White: Calm under Fire

Our discussion of topics, especially in the Facebook group, can get heated. The following two quotes from Ellen White stands out to me in this regard, noting that Jesus’ strongest rebuke was saved for religious leaders. Yet even in his strong denunciation, notice Jesus’ methods.

First, the feast at Simon’s house when Mary washed Jesus’ feet with perfume and tears:

Simon was touched by the kindness of Jesus in not openly rebuking him before the guests. He had not been treated as he desired Mary to be treated. He saw that Jesus did not wish to expose his guilt to others, but sought by a true statement of the case to convince his mind, and by pitying kindness to subdue his heart. Stern denunciation would have hardened Simon against repentance, but patient admonition convinced him of his error. He saw the magnitude of the debt which he owed his Lord. His pride was humbled, he repented, and the proud Pharisee became a lowly, self-sacrificing disciple. (Desire of Ages, pp. 567-568)
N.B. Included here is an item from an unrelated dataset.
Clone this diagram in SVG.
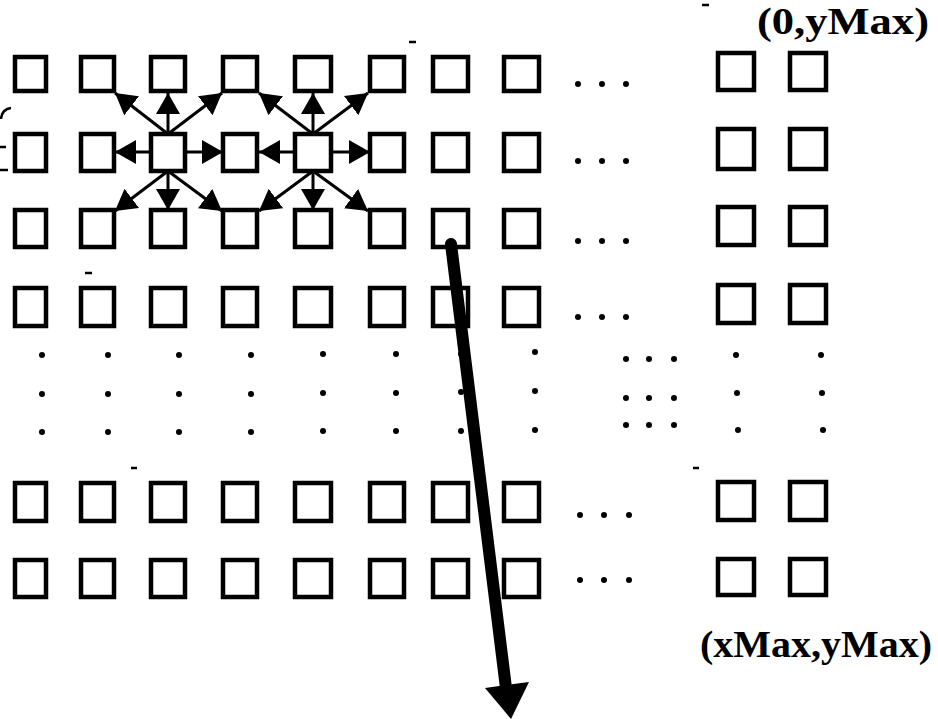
<svg xmlns="http://www.w3.org/2000/svg" width="938" height="719" viewBox="0 0 938 719">
  <defs>
    <style>
      .cell { fill: #fff; stroke: #000; stroke-width: 4.5; }
      .link { stroke: #000; stroke-width: 3; fill: none; marker-end: url(#head); }
      .dot { fill: #000; }
      .label { font-family: "Liberation Serif", "Times New Roman", serif; font-weight: bold; font-size: 38px; fill: #000; }
      .mark { stroke: #000; stroke-width: 2.5; fill: none; }
    </style>
    <marker id="head" markerUnits="userSpaceOnUse" markerWidth="24" markerHeight="26" refX="21" refY="12" orient="auto">
      <path d="M0,0 L21,12 L0,24 Z" fill="#000"/>
    </marker>
    <circle id="d" r="3" class="dot"/>
  </defs>
  <rect width="938" height="719" fill="#fff"/>

  <!-- stray marks along the left margin and in the gaps -->
  <g id="marks">
    <path class="mark" d="M11,108 Q2,109 1,119"/>
    <path class="mark" d="M0,147 L6,147"/>
    <path class="mark" d="M0,170 L8,170"/>
    <path class="mark" d="M409,42 L416,42" stroke-width="1.5"/>
    <path class="mark" d="M702,5 L709,5" stroke-width="1.5"/>
    <path class="mark" d="M85,273 L92,273" stroke-width="1.5"/>
    <path class="mark" d="M131,468 L137,468" stroke-width="1.5"/>
    <path class="mark" d="M693,468 L699,468" stroke-width="1.5"/>
  </g>

  <!-- row 1 -->
  <g id="n-r1-c1"><rect class="cell" x="15" y="57" width="31" height="34"/></g>
  <g id="n-r1-c2"><rect class="cell" x="81" y="57" width="33" height="34"/></g>
  <g id="n-r1-c3"><rect class="cell" x="151" y="57" width="34" height="34"/></g>
  <g id="n-r1-c4"><rect class="cell" x="223" y="57" width="34" height="34"/></g>
  <g id="n-r1-c5"><rect class="cell" x="295" y="57" width="36" height="34"/></g>
  <g id="n-r1-c6"><rect class="cell" x="370" y="57" width="34" height="34"/></g>
  <g id="n-r1-c7"><rect class="cell" x="433" y="57" width="35" height="34"/></g>
  <g id="n-r1-c8"><rect class="cell" x="504" y="57" width="35" height="34"/></g>
  <g id="n-r1-c9"><rect class="cell" x="718" y="53" width="36" height="37"/></g>
  <g id="n-r1-c10"><rect class="cell" x="790" y="53" width="36" height="37"/></g>

  <!-- row 2 -->
  <g id="n-r2-c1"><rect class="cell" x="15" y="134" width="31" height="37"/></g>
  <g id="n-r2-c2"><rect class="cell" x="81" y="134" width="33" height="37"/></g>
  <g id="n-r2-c3"><rect class="cell" x="151" y="134" width="34" height="37"/></g>
  <g id="n-r2-c4"><rect class="cell" x="223" y="134" width="34" height="37"/></g>
  <g id="n-r2-c5"><rect class="cell" x="295" y="134" width="36" height="37"/></g>
  <g id="n-r2-c6"><rect class="cell" x="370" y="134" width="34" height="37"/></g>
  <g id="n-r2-c7"><rect class="cell" x="433" y="134" width="35" height="37"/></g>
  <g id="n-r2-c8"><rect class="cell" x="504" y="134" width="35" height="37"/></g>
  <g id="n-r2-c9"><rect class="cell" x="718" y="129" width="36" height="40"/></g>
  <g id="n-r2-c10"><rect class="cell" x="790" y="129" width="36" height="40"/></g>

  <!-- row 3 -->
  <g id="n-r3-c1"><rect class="cell" x="15" y="210" width="31" height="37"/></g>
  <g id="n-r3-c2"><rect class="cell" x="81" y="210" width="33" height="37"/></g>
  <g id="n-r3-c3"><rect class="cell" x="151" y="210" width="34" height="37"/></g>
  <g id="n-r3-c4"><rect class="cell" x="223" y="210" width="34" height="37"/></g>
  <g id="n-r3-c5"><rect class="cell" x="295" y="210" width="36" height="37"/></g>
  <g id="n-r3-c6"><rect class="cell" x="370" y="210" width="34" height="37"/></g>
  <g id="n-r3-c7"><rect class="cell" x="433" y="210" width="35" height="37"/></g>
  <g id="n-r3-c8"><rect class="cell" x="504" y="210" width="35" height="37"/></g>
  <g id="n-r3-c9"><rect class="cell" x="718" y="207" width="36" height="38"/></g>
  <g id="n-r3-c10"><rect class="cell" x="790" y="207" width="36" height="38"/></g>

  <!-- row 4 -->
  <g id="n-r4-c1"><rect class="cell" x="15" y="288" width="31" height="38"/></g>
  <g id="n-r4-c2"><rect class="cell" x="81" y="288" width="33" height="38"/></g>
  <g id="n-r4-c3"><rect class="cell" x="151" y="288" width="34" height="38"/></g>
  <g id="n-r4-c4"><rect class="cell" x="223" y="288" width="34" height="38"/></g>
  <g id="n-r4-c5"><rect class="cell" x="295" y="288" width="36" height="38"/></g>
  <g id="n-r4-c6"><rect class="cell" x="370" y="288" width="34" height="38"/></g>
  <g id="n-r4-c7"><rect class="cell" x="433" y="288" width="35" height="38"/></g>
  <g id="n-r4-c8"><rect class="cell" x="504" y="288" width="35" height="38"/></g>
  <g id="n-r4-c9"><rect class="cell" x="718" y="285" width="36" height="38"/></g>
  <g id="n-r4-c10"><rect class="cell" x="790" y="285" width="36" height="38"/></g>

  <!-- row yMax-1 -->
  <g id="n-r5-c1"><rect class="cell" x="15" y="483" width="31" height="38"/></g>
  <g id="n-r5-c2"><rect class="cell" x="81" y="483" width="33" height="38"/></g>
  <g id="n-r5-c3"><rect class="cell" x="151" y="483" width="34" height="38"/></g>
  <g id="n-r5-c4"><rect class="cell" x="223" y="483" width="34" height="38"/></g>
  <g id="n-r5-c5"><rect class="cell" x="295" y="483" width="36" height="38"/></g>
  <g id="n-r5-c6"><rect class="cell" x="370" y="483" width="34" height="38"/></g>
  <g id="n-r5-c7"><rect class="cell" x="433" y="483" width="35" height="38"/></g>
  <g id="n-r5-c8"><rect class="cell" x="504" y="483" width="35" height="38"/></g>
  <g id="n-r5-c9"><rect class="cell" x="718" y="482" width="36" height="38"/></g>
  <g id="n-r5-c10"><rect class="cell" x="790" y="482" width="36" height="38"/></g>

  <!-- row yMax -->
  <g id="n-r6-c1"><rect class="cell" x="15" y="560" width="31" height="37"/></g>
  <g id="n-r6-c2"><rect class="cell" x="81" y="560" width="33" height="37"/></g>
  <g id="n-r6-c3"><rect class="cell" x="151" y="560" width="34" height="37"/></g>
  <g id="n-r6-c4"><rect class="cell" x="223" y="560" width="34" height="37"/></g>
  <g id="n-r6-c5"><rect class="cell" x="295" y="560" width="36" height="37"/></g>
  <g id="n-r6-c6"><rect class="cell" x="370" y="560" width="34" height="37"/></g>
  <g id="n-r6-c7"><rect class="cell" x="433" y="560" width="35" height="37"/></g>
  <g id="n-r6-c8"><rect class="cell" x="504" y="560" width="35" height="37"/></g>
  <g id="n-r6-c9"><rect class="cell" x="718" y="559" width="36" height="36"/></g>
  <g id="n-r6-c10"><rect class="cell" x="790" y="559" width="36" height="36"/></g>

  <!-- horizontal ellipses between column 8 and column xMax-1 -->
  <g id="ellipsis-h">
    <use href="#d" x="578" y="84"/><use href="#d" x="602" y="84"/><use href="#d" x="626" y="84"/>
    <use href="#d" x="578" y="161"/><use href="#d" x="602" y="161"/><use href="#d" x="626" y="161"/>
    <use href="#d" x="578" y="241"/><use href="#d" x="602" y="241"/><use href="#d" x="626" y="241"/>
    <use href="#d" x="578" y="317"/><use href="#d" x="602" y="317"/><use href="#d" x="626" y="317"/>
    <use href="#d" x="580" y="515"/><use href="#d" x="604" y="515"/><use href="#d" x="629" y="515"/>
    <use href="#d" x="580" y="580"/><use href="#d" x="604" y="580"/><use href="#d" x="629" y="580"/>
  </g>

  <!-- vertical ellipses under each column -->
  <g id="ellipsis-v">
    <use href="#d" x="42" y="355"/><use href="#d" x="42" y="394"/><use href="#d" x="42" y="432"/>
    <use href="#d" x="108" y="355"/><use href="#d" x="108" y="394"/><use href="#d" x="108" y="432"/>
    <use href="#d" x="179" y="355"/><use href="#d" x="179" y="394"/><use href="#d" x="179" y="432"/>
    <use href="#d" x="251" y="355"/><use href="#d" x="251" y="394"/><use href="#d" x="251" y="432"/>
    <use href="#d" x="323" y="354"/><use href="#d" x="323" y="393"/><use href="#d" x="323" y="431"/>
    <use href="#d" x="396" y="354"/><use href="#d" x="396" y="393"/><use href="#d" x="396" y="431"/>
    <use href="#d" x="461" y="354"/><use href="#d" x="461" y="392"/><use href="#d" x="461" y="431"/>
    <use href="#d" x="535" y="352"/><use href="#d" x="535" y="391"/><use href="#d" x="535" y="430"/>
    <use href="#d" x="736" y="355"/><use href="#d" x="737" y="393"/><use href="#d" x="738" y="430"/>
    <use href="#d" x="821" y="355"/><use href="#d" x="822" y="393"/><use href="#d" x="823" y="430"/>
  </g>

  <!-- diagonal block of dots -->
  <g id="ellipsis-d">
    <use href="#d" x="626" y="359"/><use href="#d" x="649" y="359"/><use href="#d" x="674" y="359"/>
    <use href="#d" x="626" y="398"/><use href="#d" x="649" y="398"/><use href="#d" x="674" y="398"/>
    <use href="#d" x="626" y="425"/><use href="#d" x="649" y="425"/><use href="#d" x="674" y="425"/>
  </g>

  <!-- neighbour links from the two active cells, plus the long sweep arrow -->
  <g id="connectors">
    <line class="link" x1="168" y1="134" x2="168" y2="93"/>
    <line class="link" x1="168" y1="134" x2="115" y2="93"/>
    <line class="link" x1="168" y1="134" x2="222" y2="93"/>
    <line class="link" x1="151" y1="152" x2="115" y2="152"/>
    <line class="link" x1="185" y1="152" x2="223" y2="152"/>
    <line class="link" x1="168" y1="171" x2="168" y2="210"/>
    <line class="link" x1="168" y1="171" x2="115" y2="211"/>
    <line class="link" x1="168" y1="171" x2="222" y2="211"/>

    <line class="link" x1="313" y1="134" x2="313" y2="93"/>
    <line class="link" x1="313" y1="134" x2="259" y2="93"/>
    <line class="link" x1="313" y1="134" x2="368" y2="93"/>
    <line class="link" x1="295" y1="152" x2="259" y2="152"/>
    <line class="link" x1="331" y1="152" x2="370" y2="152"/>
    <line class="link" x1="313" y1="171" x2="313" y2="210"/>
    <line class="link" x1="313" y1="171" x2="259" y2="211"/>
    <line class="link" x1="313" y1="171" x2="368" y2="211"/>

    <g id="sweep">
      <line x1="451" y1="244" x2="506" y2="688" stroke="#000" stroke-width="12" stroke-linecap="round"/>
      <polygon points="485,688 529,682 511,719" fill="#000"/>
    </g>
  </g>

  <g id="corner-labels">
    <text class="label" x="757" y="34" textLength="172" lengthAdjust="spacingAndGlyphs">(0,yMax)</text>
    <text class="label" x="700" y="657" textLength="232" lengthAdjust="spacingAndGlyphs">(xMax,yMax)</text>
  </g>
</svg>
Finally, Jesus’ woes against the Pharisees:

Christ’s indignation was directed against the hypocrisy, the gross sins, by which men were destroying their own souls, deceiving the people and dishonoring God. In the specious deceptive reasoning of the priests and rulers He discerned the working of satanic agencies. Keen and searching had been His denunciation of sin; but He spoke no words of retaliation. He had a holy wrath against the prince of darkness; but He manifested no irritated temper. So the Christian who lives in harmony with God, possessing the sweet attributes of love and mercy, will feel a righteous indignation against sin; but he will not be roused by passion to revile those who revile him. Even in meeting those who are moved by a power from beneath to maintain falsehood, in Christ he will still preserve calmness and self-possession. (Desire of Ages, pp. 619-620)

Reflection Questions

  1. In my righteous indignation, do I maintain Jesus’ stance of calmness or do I have a “passion to revile those who revile me”?
  2. How can I grow in this way?
  3. Have I seen this modeled by anyone around me?
  4. What steps can I take to de-escalate communication that is ramping up?
  5. What is more important to me, “winning” an argument or “winning over” my conversation partner?